» To do
Leaving out every picture, copy the lines of the data exactly, from the first through the line containing "y_decades = [0.001, 0.01, 0.1, 1]".
** BEGIN Working data **
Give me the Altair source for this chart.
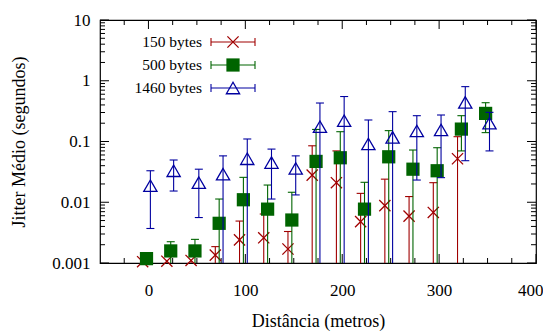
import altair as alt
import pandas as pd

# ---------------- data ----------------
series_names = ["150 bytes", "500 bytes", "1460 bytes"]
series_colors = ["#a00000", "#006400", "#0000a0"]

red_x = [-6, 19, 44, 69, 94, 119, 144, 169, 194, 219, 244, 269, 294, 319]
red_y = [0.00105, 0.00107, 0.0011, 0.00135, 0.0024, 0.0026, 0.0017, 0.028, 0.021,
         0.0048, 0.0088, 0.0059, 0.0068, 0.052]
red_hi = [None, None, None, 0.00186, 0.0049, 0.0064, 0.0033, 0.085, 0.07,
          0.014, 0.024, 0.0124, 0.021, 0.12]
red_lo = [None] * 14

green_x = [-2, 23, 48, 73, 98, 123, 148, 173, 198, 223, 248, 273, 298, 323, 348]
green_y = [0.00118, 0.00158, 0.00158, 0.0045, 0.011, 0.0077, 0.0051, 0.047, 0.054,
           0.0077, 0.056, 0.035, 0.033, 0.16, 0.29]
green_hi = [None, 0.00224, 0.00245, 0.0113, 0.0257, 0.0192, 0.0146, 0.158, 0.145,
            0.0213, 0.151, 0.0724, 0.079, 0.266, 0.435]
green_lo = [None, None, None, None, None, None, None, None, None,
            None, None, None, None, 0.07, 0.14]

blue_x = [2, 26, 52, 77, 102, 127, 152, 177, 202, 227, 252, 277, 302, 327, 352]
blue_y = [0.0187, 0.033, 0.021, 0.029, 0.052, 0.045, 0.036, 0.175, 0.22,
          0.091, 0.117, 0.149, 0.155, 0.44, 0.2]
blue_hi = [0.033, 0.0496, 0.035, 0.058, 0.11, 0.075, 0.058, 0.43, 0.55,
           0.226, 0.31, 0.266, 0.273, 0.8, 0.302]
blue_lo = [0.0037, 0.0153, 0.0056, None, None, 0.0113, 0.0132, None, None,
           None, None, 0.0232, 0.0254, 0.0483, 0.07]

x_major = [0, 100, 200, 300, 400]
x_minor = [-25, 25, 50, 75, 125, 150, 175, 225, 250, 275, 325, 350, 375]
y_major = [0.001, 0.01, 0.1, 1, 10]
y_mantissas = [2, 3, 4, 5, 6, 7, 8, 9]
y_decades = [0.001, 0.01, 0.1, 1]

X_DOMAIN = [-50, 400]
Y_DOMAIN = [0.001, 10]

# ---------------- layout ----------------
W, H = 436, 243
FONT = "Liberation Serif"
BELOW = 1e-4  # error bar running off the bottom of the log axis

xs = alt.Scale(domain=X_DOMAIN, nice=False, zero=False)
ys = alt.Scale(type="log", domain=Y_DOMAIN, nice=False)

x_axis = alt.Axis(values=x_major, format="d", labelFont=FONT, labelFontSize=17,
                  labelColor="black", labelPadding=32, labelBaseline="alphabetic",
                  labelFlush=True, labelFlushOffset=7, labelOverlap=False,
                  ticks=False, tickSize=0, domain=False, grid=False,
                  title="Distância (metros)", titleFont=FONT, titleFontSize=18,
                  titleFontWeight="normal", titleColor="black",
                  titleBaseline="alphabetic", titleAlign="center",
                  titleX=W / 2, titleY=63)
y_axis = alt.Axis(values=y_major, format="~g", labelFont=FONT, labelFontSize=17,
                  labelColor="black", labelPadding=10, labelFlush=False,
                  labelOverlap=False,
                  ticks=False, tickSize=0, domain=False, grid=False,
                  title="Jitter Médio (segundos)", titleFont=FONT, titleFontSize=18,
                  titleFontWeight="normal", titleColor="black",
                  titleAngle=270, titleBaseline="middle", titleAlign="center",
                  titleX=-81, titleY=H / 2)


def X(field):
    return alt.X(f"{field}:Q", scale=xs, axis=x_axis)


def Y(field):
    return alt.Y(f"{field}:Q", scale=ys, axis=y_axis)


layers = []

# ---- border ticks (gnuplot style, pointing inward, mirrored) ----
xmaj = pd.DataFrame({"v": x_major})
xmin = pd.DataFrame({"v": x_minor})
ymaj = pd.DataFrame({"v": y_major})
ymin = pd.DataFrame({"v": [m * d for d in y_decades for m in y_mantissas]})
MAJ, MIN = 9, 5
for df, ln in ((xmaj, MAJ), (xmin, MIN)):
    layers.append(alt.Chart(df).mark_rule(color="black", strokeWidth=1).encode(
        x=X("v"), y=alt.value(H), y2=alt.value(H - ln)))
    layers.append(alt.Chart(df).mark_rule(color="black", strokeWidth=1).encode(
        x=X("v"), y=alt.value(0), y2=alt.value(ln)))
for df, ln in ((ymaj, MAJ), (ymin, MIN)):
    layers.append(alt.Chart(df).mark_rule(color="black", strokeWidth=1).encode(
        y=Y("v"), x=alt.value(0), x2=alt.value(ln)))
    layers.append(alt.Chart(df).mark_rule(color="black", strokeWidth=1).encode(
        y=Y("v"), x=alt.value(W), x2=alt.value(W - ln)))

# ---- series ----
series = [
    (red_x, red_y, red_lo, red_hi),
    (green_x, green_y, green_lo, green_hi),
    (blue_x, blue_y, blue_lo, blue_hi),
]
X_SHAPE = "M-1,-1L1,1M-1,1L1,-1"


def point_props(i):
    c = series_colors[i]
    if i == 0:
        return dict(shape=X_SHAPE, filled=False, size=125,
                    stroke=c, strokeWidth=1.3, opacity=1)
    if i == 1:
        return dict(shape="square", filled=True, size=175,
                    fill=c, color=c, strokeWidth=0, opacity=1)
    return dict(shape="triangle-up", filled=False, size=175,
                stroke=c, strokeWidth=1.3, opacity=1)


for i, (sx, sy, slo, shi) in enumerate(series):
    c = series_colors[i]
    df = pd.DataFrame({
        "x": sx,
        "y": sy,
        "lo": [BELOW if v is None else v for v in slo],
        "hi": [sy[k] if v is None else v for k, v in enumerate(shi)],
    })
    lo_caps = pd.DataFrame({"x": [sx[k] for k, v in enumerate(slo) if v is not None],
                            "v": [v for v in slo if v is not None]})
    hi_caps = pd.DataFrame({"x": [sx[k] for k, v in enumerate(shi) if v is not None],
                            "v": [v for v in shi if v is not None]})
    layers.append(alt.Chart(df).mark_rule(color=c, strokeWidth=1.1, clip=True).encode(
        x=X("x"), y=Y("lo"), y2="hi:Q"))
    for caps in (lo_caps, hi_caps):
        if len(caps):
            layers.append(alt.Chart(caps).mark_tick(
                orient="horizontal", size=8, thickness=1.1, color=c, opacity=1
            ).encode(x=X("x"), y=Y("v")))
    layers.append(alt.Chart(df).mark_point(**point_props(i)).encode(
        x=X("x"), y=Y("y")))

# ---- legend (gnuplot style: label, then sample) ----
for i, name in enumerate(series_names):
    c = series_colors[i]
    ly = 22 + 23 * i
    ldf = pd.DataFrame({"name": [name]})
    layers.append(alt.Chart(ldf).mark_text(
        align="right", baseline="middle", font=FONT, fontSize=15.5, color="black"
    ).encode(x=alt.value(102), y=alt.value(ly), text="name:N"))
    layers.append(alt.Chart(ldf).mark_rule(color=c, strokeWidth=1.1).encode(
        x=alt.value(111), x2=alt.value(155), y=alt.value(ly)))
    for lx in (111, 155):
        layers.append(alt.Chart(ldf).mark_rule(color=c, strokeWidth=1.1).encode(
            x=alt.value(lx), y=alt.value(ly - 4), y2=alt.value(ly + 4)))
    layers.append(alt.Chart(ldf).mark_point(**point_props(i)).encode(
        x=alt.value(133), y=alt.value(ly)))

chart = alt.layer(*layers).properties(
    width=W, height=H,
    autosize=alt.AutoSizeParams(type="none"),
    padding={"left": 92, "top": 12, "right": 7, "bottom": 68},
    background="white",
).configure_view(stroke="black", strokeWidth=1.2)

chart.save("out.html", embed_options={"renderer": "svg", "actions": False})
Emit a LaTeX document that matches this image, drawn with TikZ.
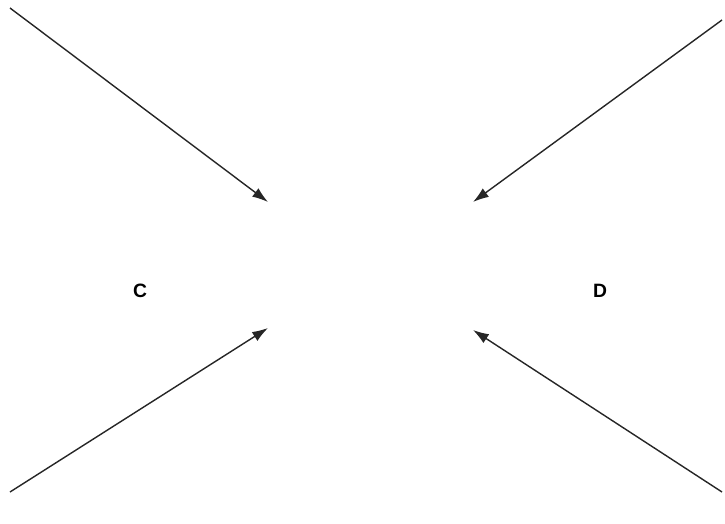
** END Working data **
» Response below
Give me the Altair source for this chart.
import altair as alt
import pandas as pd

# ---------------- data ----------------
series_names = ["150 bytes", "500 bytes", "1460 bytes"]
series_colors = ["#a00000", "#006400", "#0000a0"]

red_x = [-6, 19, 44, 69, 94, 119, 144, 169, 194, 219, 244, 269, 294, 319]
red_y = [0.00105, 0.00107, 0.0011, 0.00135, 0.0024, 0.0026, 0.0017, 0.028, 0.021,
         0.0048, 0.0088, 0.0059, 0.0068, 0.052]
red_hi = [None, None, None, 0.00186, 0.0049, 0.0064, 0.0033, 0.085, 0.07,
          0.014, 0.024, 0.0124, 0.021, 0.12]
red_lo = [None] * 14

green_x = [-2, 23, 48, 73, 98, 123, 148, 173, 198, 223, 248, 273, 298, 323, 348]
green_y = [0.00118, 0.00158, 0.00158, 0.0045, 0.011, 0.0077, 0.0051, 0.047, 0.054,
           0.0077, 0.056, 0.035, 0.033, 0.16, 0.29]
green_hi = [None, 0.00224, 0.00245, 0.0113, 0.0257, 0.0192, 0.0146, 0.158, 0.145,
            0.0213, 0.151, 0.0724, 0.079, 0.266, 0.435]
green_lo = [None, None, None, None, None, None, None, None, None,
            None, None, None, None, 0.07, 0.14]

blue_x = [2, 26, 52, 77, 102, 127, 152, 177, 202, 227, 252, 277, 302, 327, 352]
blue_y = [0.0187, 0.033, 0.021, 0.029, 0.052, 0.045, 0.036, 0.175, 0.22,
          0.091, 0.117, 0.149, 0.155, 0.44, 0.2]
blue_hi = [0.033, 0.0496, 0.035, 0.058, 0.11, 0.075, 0.058, 0.43, 0.55,
           0.226, 0.31, 0.266, 0.273, 0.8, 0.302]
blue_lo = [0.0037, 0.0153, 0.0056, None, None, 0.0113, 0.0132, None, None,
           None, None, 0.0232, 0.0254, 0.0483, 0.07]

x_major = [0, 100, 200, 300, 400]
x_minor = [-25, 25, 50, 75, 125, 150, 175, 225, 250, 275, 325, 350, 375]
y_major = [0.001, 0.01, 0.1, 1, 10]
y_mantissas = [2, 3, 4, 5, 6, 7, 8, 9]
y_decades = [0.001, 0.01, 0.1, 1]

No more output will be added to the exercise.